● DATA FOR THE TASK

- - -

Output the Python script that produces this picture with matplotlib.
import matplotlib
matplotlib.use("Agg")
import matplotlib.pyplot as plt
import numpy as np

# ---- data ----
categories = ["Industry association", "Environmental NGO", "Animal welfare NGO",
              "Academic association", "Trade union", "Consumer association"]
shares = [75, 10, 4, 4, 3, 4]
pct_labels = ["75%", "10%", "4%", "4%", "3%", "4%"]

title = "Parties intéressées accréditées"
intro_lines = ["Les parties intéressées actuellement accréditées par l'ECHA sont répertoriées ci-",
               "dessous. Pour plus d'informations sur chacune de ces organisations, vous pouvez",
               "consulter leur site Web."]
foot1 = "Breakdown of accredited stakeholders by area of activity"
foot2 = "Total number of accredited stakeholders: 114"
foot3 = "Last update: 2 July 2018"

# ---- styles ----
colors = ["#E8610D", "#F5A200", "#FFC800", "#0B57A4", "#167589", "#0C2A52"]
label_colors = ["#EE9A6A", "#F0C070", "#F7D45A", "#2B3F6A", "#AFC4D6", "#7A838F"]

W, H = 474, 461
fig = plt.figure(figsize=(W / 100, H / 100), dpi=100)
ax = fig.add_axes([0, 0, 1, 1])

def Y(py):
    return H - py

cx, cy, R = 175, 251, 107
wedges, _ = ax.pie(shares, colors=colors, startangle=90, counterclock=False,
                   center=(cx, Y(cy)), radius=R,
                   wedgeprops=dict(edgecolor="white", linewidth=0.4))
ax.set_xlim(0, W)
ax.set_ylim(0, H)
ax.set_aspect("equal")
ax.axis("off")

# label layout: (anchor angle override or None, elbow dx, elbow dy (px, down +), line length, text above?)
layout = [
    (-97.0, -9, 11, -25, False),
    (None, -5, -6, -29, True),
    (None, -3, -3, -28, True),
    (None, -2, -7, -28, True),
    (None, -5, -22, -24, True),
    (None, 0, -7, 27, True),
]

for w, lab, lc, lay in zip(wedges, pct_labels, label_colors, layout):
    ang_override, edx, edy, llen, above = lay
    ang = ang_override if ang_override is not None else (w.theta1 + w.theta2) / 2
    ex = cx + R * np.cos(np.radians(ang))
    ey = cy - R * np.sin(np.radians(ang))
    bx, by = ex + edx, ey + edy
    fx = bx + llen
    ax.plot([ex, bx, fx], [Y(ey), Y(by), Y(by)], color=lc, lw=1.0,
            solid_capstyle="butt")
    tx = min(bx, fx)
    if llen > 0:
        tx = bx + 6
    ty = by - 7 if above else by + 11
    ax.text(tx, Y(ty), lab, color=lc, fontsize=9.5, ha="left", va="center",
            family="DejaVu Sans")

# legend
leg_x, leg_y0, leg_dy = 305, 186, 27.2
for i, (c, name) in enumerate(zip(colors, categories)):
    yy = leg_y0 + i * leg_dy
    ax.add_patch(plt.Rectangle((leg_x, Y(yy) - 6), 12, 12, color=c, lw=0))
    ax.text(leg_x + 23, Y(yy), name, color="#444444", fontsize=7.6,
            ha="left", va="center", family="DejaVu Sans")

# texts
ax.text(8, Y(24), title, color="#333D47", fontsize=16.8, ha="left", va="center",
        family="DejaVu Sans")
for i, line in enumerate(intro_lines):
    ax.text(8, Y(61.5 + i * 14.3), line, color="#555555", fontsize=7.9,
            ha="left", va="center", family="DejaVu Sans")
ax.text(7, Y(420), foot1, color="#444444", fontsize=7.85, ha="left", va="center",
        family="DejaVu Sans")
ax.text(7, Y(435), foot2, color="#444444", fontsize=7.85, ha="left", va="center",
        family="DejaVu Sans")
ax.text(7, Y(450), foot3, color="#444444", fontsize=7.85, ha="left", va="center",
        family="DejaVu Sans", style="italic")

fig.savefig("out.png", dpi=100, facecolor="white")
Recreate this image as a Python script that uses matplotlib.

- - -

● GOAL OF THE EXERCISE
Exactly as they stand, please print the lines from the first line of the records above down to the line that includes "update: 2 July", both of those included and no others.

● ANSWER TO THE PROBLEM
Output the Python script that produces this picture with matplotlib.
import matplotlib
matplotlib.use("Agg")
import matplotlib.pyplot as plt
import numpy as np

# ---- data ----
categories = ["Industry association", "Environmental NGO", "Animal welfare NGO",
              "Academic association", "Trade union", "Consumer association"]
shares = [75, 10, 4, 4, 3, 4]
pct_labels = ["75%", "10%", "4%", "4%", "3%", "4%"]

title = "Parties intéressées accréditées"
intro_lines = ["Les parties intéressées actuellement accréditées par l'ECHA sont répertoriées ci-",
               "dessous. Pour plus d'informations sur chacune de ces organisations, vous pouvez",
               "consulter leur site Web."]
foot1 = "Breakdown of accredited stakeholders by area of activity"
foot2 = "Total number of accredited stakeholders: 114"
foot3 = "Last update: 2 July 2018"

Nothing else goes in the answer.